Tourism revenues in 2006 fell by 17.6 percent compared with 2004 - a more appropriate benchmark then 2005, when the sector was left reeling by the assassination of former Lebanese Premier Rafik Hariri - according to the latest 2007-2008 forecast from the Economist Intelligence Unit (EIU). The decline had a "knock-on economic impact," said the report, forcing the closure of many related businesses including hotels, restaurants, and car-rental companies.
Since tourism is "strongly dependent on perceptions of political stability" 2007 numbers are still expected to be low, but the EIU forecast a rebound during the outlook period.

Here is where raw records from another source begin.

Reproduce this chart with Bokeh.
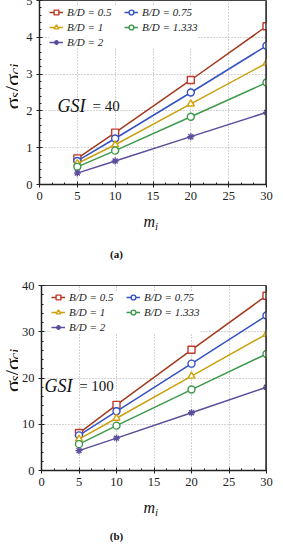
import math
from bokeh.plotting import figure
from bokeh.models import (Range1d, SingleIntervalTicker, Label, Legend, LegendItem, Span)
from bokeh.layouts import column, row
from bokeh.embed import file_html
from bokeh.resources import INLINE

# ---------------- data ----------------
m_i = [5, 10, 20, 30]
bd_labels = ["B/D = 0.5", "B/D = 0.75", "B/D = 1", "B/D = 1.333", "B/D = 2"]

gsi40_bd05 = [0.71, 1.41, 2.84, 4.30]
gsi40_bd075 = [0.64, 1.25, 2.50, 3.77]
gsi40_bd1 = [0.57, 1.08, 2.19, 3.30]
gsi40_bd1333 = [0.48, 0.92, 1.84, 2.77]
gsi40_bd2 = [0.31, 0.64, 1.30, 1.96]

gsi100_bd05 = [8.1, 14.2, 26.1, 37.8]
gsi100_bd075 = [7.6, 12.8, 23.1, 33.5]
gsi100_bd1 = [6.8, 11.3, 20.4, 29.5]
gsi100_bd1333 = [5.7, 9.7, 17.5, 25.2]
gsi100_bd2 = [4.3, 7.0, 12.5, 18.0]

x_ticks_interval = 5
line_colors = ["#A23B1E", "#3552C2", "#C9A10F", "#3D9A4B", "#5B4C9C"]
marker_colors = ["#C0392B", "#3552C2", "#D4A20A", "#3D9A4B", "#5B4C9C"]
markers = ["square", "circle", "triangle", "circle", "asterisk"]

FONT = "Liberation Serif"
PAGE_X0 = 0
PAGE_X1 = 283
YLAB_X1 = 26           # right edge (page x) of the y-label strip
FRAME_L = 47           # page x of frame left
FRAME_R = 274
KX = (FRAME_R - FRAME_L) / 30.0
TXT = "#111111"


def text_strip(x0, x1, y0, y1):
    """A plain figure whose frame covers the whole strip; data coords == page px."""
    f = figure(width=x1 - x0, height=y1 - y0, x_range=Range1d(x0, x1),
               y_range=Range1d(y1, y0), output_backend="svg", toolbar_location=None,
               x_axis_type=None, y_axis_type=None,
               min_border_left=0, min_border_right=0, min_border_top=0, min_border_bottom=0)
    f.outline_line_color = None
    f.background_fill_color = "white"
    f.border_fill_color = "white"
    f.xgrid.visible = False
    f.ygrid.visible = False
    return f


def make_block(series, y_end, y_int, top, main_bottom, block_bottom, frame_top, frame_bottom,
               gsi_val, gsi_pos, legend_top, ylab_start, mlab_base, cap, cap_base):
    ky = (frame_bottom - frame_top) / y_end
    p = figure(width=PAGE_X1 - YLAB_X1, height=main_bottom - top,
               x_range=Range1d(0, 30), y_range=Range1d(0, y_end),
               output_backend="svg", toolbar_location=None,
               min_border_left=FRAME_L - YLAB_X1, min_border_right=PAGE_X1 - FRAME_R,
               min_border_top=frame_top - top, min_border_bottom=main_bottom - frame_bottom)
    p.background_fill_color = "white"
    p.border_fill_color = "white"
    p.outline_line_color = "#444444"
    p.outline_line_width = 1

    def dx(sx):
        return (sx - FRAME_L) / KX

    def dy(sy):
        return (frame_bottom - sy) / ky

    p.xaxis.ticker = SingleIntervalTicker(interval=x_ticks_interval, num_minor_ticks=3)
    p.yaxis.ticker = SingleIntervalTicker(interval=y_int, num_minor_ticks=5)
    for ax in (p.xaxis[0], p.yaxis[0]):
        ax.axis_line_color = "#222222"
        ax.axis_line_width = 1.5
        ax.major_tick_line_color = "#222222"
        ax.minor_tick_line_color = "#222222"
        ax.major_tick_in = 3
        ax.major_tick_out = 3
        ax.minor_tick_in = 2
        ax.minor_tick_out = 0
        ax.major_label_text_font = FONT
        ax.major_label_text_font_size = "12.5px"
        ax.major_label_text_color = "#222222"
        ax.major_label_standoff = 4
    for g in (p.xgrid[0], p.ygrid[0]):
        g.grid_line_color = "#a8a8a8"
        g.grid_line_dash = "1 2"
        g.grid_line_width = 1

    items = []
    for ys, lab, lc, mc, mk in zip(series, bd_labels, line_colors, marker_colors, markers):
        lr = p.line(m_i, ys, line_color=lc, line_width=1.5)
        sr = p.scatter(m_i, ys, marker=mk, size=7, line_color=mc, fill_color="white",
                       line_width=1.4)
        items.append(LegendItem(label=lab, renderers=[lr, sr]))

    leg = Legend(items=items, orientation="horizontal", ncols=2,
                 glyph_width=14, glyph_height=12, label_height=12, label_width=54,
                 label_standoff=4, spacing=3, padding=2, margin=0,
                 border_line_color=None, background_fill_color="white",
                 background_fill_alpha=1.0,
                 label_text_font=FONT, label_text_font_style="italic",
                 label_text_font_size="11px", label_text_color="#222222")
    leg_h = 2 * 2 + 3 * 12 + 2 * 3
    leg.location = (10, frame_bottom - (legend_top + leg_h))
    p.add_layout(leg)

    p.add_layout(Span(location=30, dimension="height", line_color="#333333", line_width=2.5))

    # GSI annotation
    gx, gy = gsi_pos
    p.add_layout(Label(x=dx(gx), y=dy(gy), text="GSI", text_font=FONT, text_font_style="italic",
                       text_font_size="18px", text_color=TXT, text_baseline="alphabetic"))
    p.add_layout(Label(x=dx(gx + 35), y=dy(gy), text="= " + gsi_val, text_font=FONT,
                       text_font_size="15px", text_color=TXT, text_baseline="alphabetic"))

    # y-label strip: sigma_s / sigma_ci, rotated
    ys_fig = text_strip(PAGE_X0, YLAB_X1, top, main_bottom)
    pieces = [("σ", 22, 20.0, 13.0), ("s", 15, 22.5, 7.0), ("/", 22, 20.0, 7.5),
              ("σ", 22, 20.0, 13.0), ("ci", 15, 22.5, 11.0)]
    sy = ylab_start
    for txt, fs, bx, adv in pieces:
        ys_fig.add_layout(Label(x=bx, y=sy, text=txt, text_font=FONT,
                                text_font_style="italic" if fs < 20 else "normal",
                                text_font_size=f"{fs}px", text_color=TXT,
                                angle=math.pi / 2, text_align="left",
                                text_baseline="alphabetic"))
        sy -= adv

    # bottom strip: m_i and caption
    bs_fig = text_strip(PAGE_X0, PAGE_X1, main_bottom, block_bottom)
    bs_fig.add_layout(Label(x=151, y=mlab_base, text="m", text_font=FONT,
                            text_font_style="italic", text_font_size="16px", text_color=TXT,
                            text_baseline="alphabetic"))
    bs_fig.add_layout(Label(x=162.5, y=mlab_base + 4, text="i", text_font=FONT,
                            text_font_style="italic", text_font_size="11px", text_color=TXT,
                            text_baseline="alphabetic"))
    bs_fig.add_layout(Label(x=124, y=cap_base, text=cap, text_font=FONT,
                            text_font_style="bold", text_font_size="11px", text_color=TXT,
                            text_align="center", text_baseline="alphabetic"))

    return column(row(ys_fig, p, spacing=0), bs_fig, spacing=0)


b1 = make_block([gsi40_bd05, gsi40_bd075, gsi40_bd1, gsi40_bd1333, gsi40_bd2],
                5, 1, top=0, main_bottom=215, block_bottom=270, frame_top=8, frame_bottom=192,
                gsi_val="40", gsi_pos=(65, 113), legend_top=10, ylab_start=127,
                mlab_base=229, cap="(a)", cap_base=261)
b2 = make_block([gsi100_bd05, gsi100_bd075, gsi100_bd1, gsi100_bd1333, gsi100_bd2],
                40, 10, top=270, main_bottom=501, block_bottom=550, frame_top=293,
                frame_bottom=478, gsi_val="100", gsi_pos=(50, 393), legend_top=295,
                ylab_start=403, mlab_base=515, cap="(b)", cap_base=543)

# pull the layout over the page's 8px body margin so it lines up with the full window
layout = column(b1, b2, spacing=0, margin=(-8, -8, -8, -8))
open("out.html", "w").write(file_html(layout, INLINE))
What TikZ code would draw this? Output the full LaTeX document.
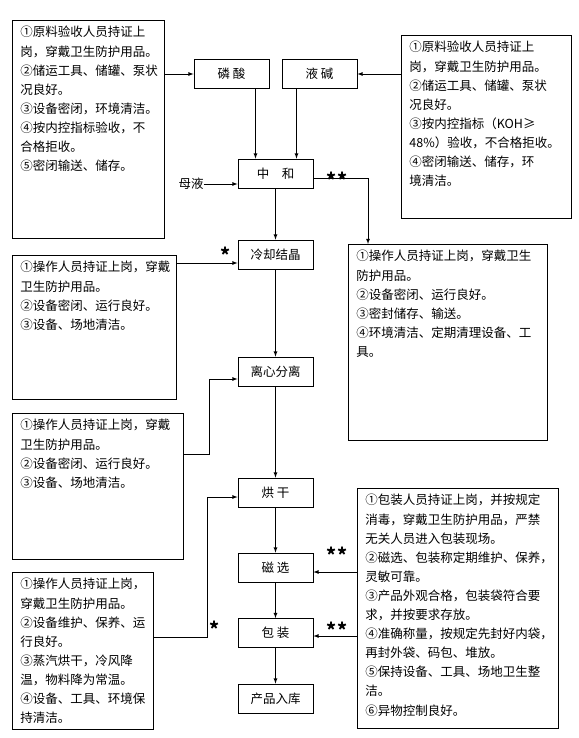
\documentclass[tikz,border=0pt]{standalone}
\usepackage{fontspec}
\setmainfont{Noto Sans CJK SC}

\newcommand{\notetext}[3]{\begin{minipage}[t][#2][t]{#1}#3\end{minipage}}

\tikzset{
	stepbox/.style={draw, line width=0.8pt, minimum width=75pt, minimum height=29pt, inner sep=0pt, font=\fontsize{12.5pt}{15pt}\selectfont},
	note/.style={draw, line width=0.8pt, anchor=north west, inner xsep=8pt, inner ysep=6pt, font=\fontsize{12.5pt}{19.1pt}\selectfont},
	arr/.style={-latex, line width=0.8pt},
	starlab/.style={inner sep=0pt, font=\bfseries\fontsize{19pt}{19pt}\selectfont}
}

\begin{document}
\begin{tikzpicture}[x=1pt,y=-1pt]
		\useasboundingbox (0,0) rectangle (578,738);
		% process steps
		\node[stepbox] (ls) at (231.5,74) {磷 酸};
		\node[stepbox] (yj) at (319.5,74) {液 碱};
		\node[stepbox] (zh) at (275.5,173.5) {中　和};
		\node[stepbox] (lq) at (275.5,254.5) {冷却结晶};
		\node[stepbox] (lx) at (275.5,371.5) {离心分离};
		\node[stepbox] (hg) at (275.5,492.5) {烘 干};
		\node[stepbox] (cx) at (275.5,567.5) {磁 选};
		\node[stepbox] (bz) at (275.5,633) {包 装};
		\node[stepbox] (rk) at (275.5,698.5) {产品入库};
		\node[inner sep=0pt, font=\fontsize{12.5pt}{15pt}\selectfont] (my) at (191,184) {母液};
		% notes
		\node[note] (lk1) at (12,20) {\notetext{136pt}{206pt}{%
			①原料验收人员持证上\\岗，穿戴卫生防护用品。\\②储运工具、储罐、泵状\\况良好。\\③设备密闭，环境清洁。\\④按内控指标验收，不\\合格拒收。\\⑤密闭输送、储存。}};
		\node[note] (rk1) at (401,35) {\notetext{154pt}{171pt}{%
			①原料验收人员持证上\\岗，穿戴卫生防护用品。\\②储运工具、储罐、泵状\\况良好。\\③按内控指标（KOH≥\\48\%）验收，不合格拒收。\\④密闭输送、储存，环\\境清洁。}};
		\node[note] (lk2) at (12,255) {\notetext{148pt}{132pt}{%
			①操作人员持证上岗，穿戴\\卫生防护用品。\\②设备密闭、运行良好。\\③设备、场地清洁。}};
		\node[note] (rk2) at (348,244) {\notetext{183pt}{184pt}{%
			①操作人员持证上岗，穿戴卫生\\防护用品。\\②设备密闭、运行良好。\\③密封储存、输送。\\④环境清洁、定期清理设备、工\\具。}};
		\node[note] (lk3) at (12,413) {\notetext{155pt}{134pt}{%
			①操作人员持证上岗，穿戴\\卫生防护用品。\\②设备密闭、运行良好。\\③设备、场地清洁。}};
		\node[note] (lk4) at (12,572) {\notetext{125pt}{145pt}{%
			①操作人员持证上岗，\\穿戴卫生防护用品。\\②设备维护、保养、运\\行良好。\\③蒸汽烘干，冷风降\\温，物料降为常温。\\④设备、工具、环境保\\持清洁。}};
		\node[note] (rk3) at (357,488) {\notetext{185pt}{228pt}{%
			①包装人员持证上岗，并按规定\\消毒，穿戴卫生防护用品，严禁\\无关人员进入包装现场。\\②磁选、包装称定期维护、保养，\\灵敏可靠。\\③产品外观合格，包装袋符合要\\求，并按要求存放。\\④准确称量，按规定先封好内袋，\\再封外袋、码包、堆放。\\⑤保持设备、工具、场地卫生整\\洁。\\⑥异物控制良好。}};
		% stars
		\node[starlab] (s1) at (337,180) {**};
		\node[starlab] (s2) at (226,255) {*};
		\node[starlab] (s3) at (337,555) {**};
		\node[starlab] (s4) at (337,630) {**};
		\node[starlab] (s5) at (215,629) {*};
		% connectors
		\draw[arr] (lk1.east |- ls.west) -- (ls.west);
		\draw[arr] (rk1.west |- yj.east) -- (yj.east);
		\draw[arr] ([xshift=-20pt]zh.north |- ls.south) -- ([xshift=-20pt]zh.north);
		\draw[arr] ([xshift=21pt]zh.north |- yj.south) -- ([xshift=21pt]zh.north);
		\draw[arr] (my.east) -- (my.east -| zh.west);
		\draw[arr] (zh) -- (lq);
		\draw[arr] ([yshift=-4.5pt]zh.east) -| ([xshift=20pt]rk2.north west);
		\draw[arr] ([yshift=-8.5pt]lq.west -| lk2.east) -- ([yshift=-8.5pt]lq.west);
		\draw[arr] (lq) -- (lx);
		\draw[arr] ([yshift=-41pt]lk3.north east) -- ++(26,0) |- ([yshift=-7.5pt]lx.west);
		\draw[arr] (lx) -- (hg);
		\draw[arr] ([yshift=-65pt]lk4.north east) -- ++(54,0) |- ([yshift=-4.5pt]hg.west);
		\draw[arr] (hg) -- (cx);
		\draw[arr] (cx) -- (bz);
		\draw[arr] (bz) -- (rk);
		\draw[arr] ([yshift=-4.5pt]cx.east -| rk3.west) -- ([yshift=-4.5pt]cx.east);
		\draw[arr] ([yshift=-3pt]bz.east -| rk3.west) -- ([yshift=-3pt]bz.east);
		\end{tikzpicture}
\end{document}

Paul Ariss, the president of the Hotel, Restaurant, and Cafe Syndicate, said visitors will return as long as the current impasse remains a "political struggle" and does not result in violence.
"We've had Arabs with property here coming in over the past few months even with the sit-ins going on, so if things remain the same I expect many Lebanese living abroad and Arab tourists to come this summer," Ariss said.
Aside from closures in Downtown Beirut, thousands of restaurants in the Bekaa, Mount Lebanon, and the South have managed to hold out after the loss of the 2006 summer season, said Ariss, but they will not be able "to stand another loss in 2007."
From the communication and marketing point of view, the ministry has done its best to mitigate the consequences of the war given its limited means, he said, but should step up efforts to respond to the demands of the industry.
"They are demanding the creation of a special fund to give long-term loans to tourism businesses so they can keep operating," Ariss explained. "Maybe the minister is pushing it, but the government is not doing what it should."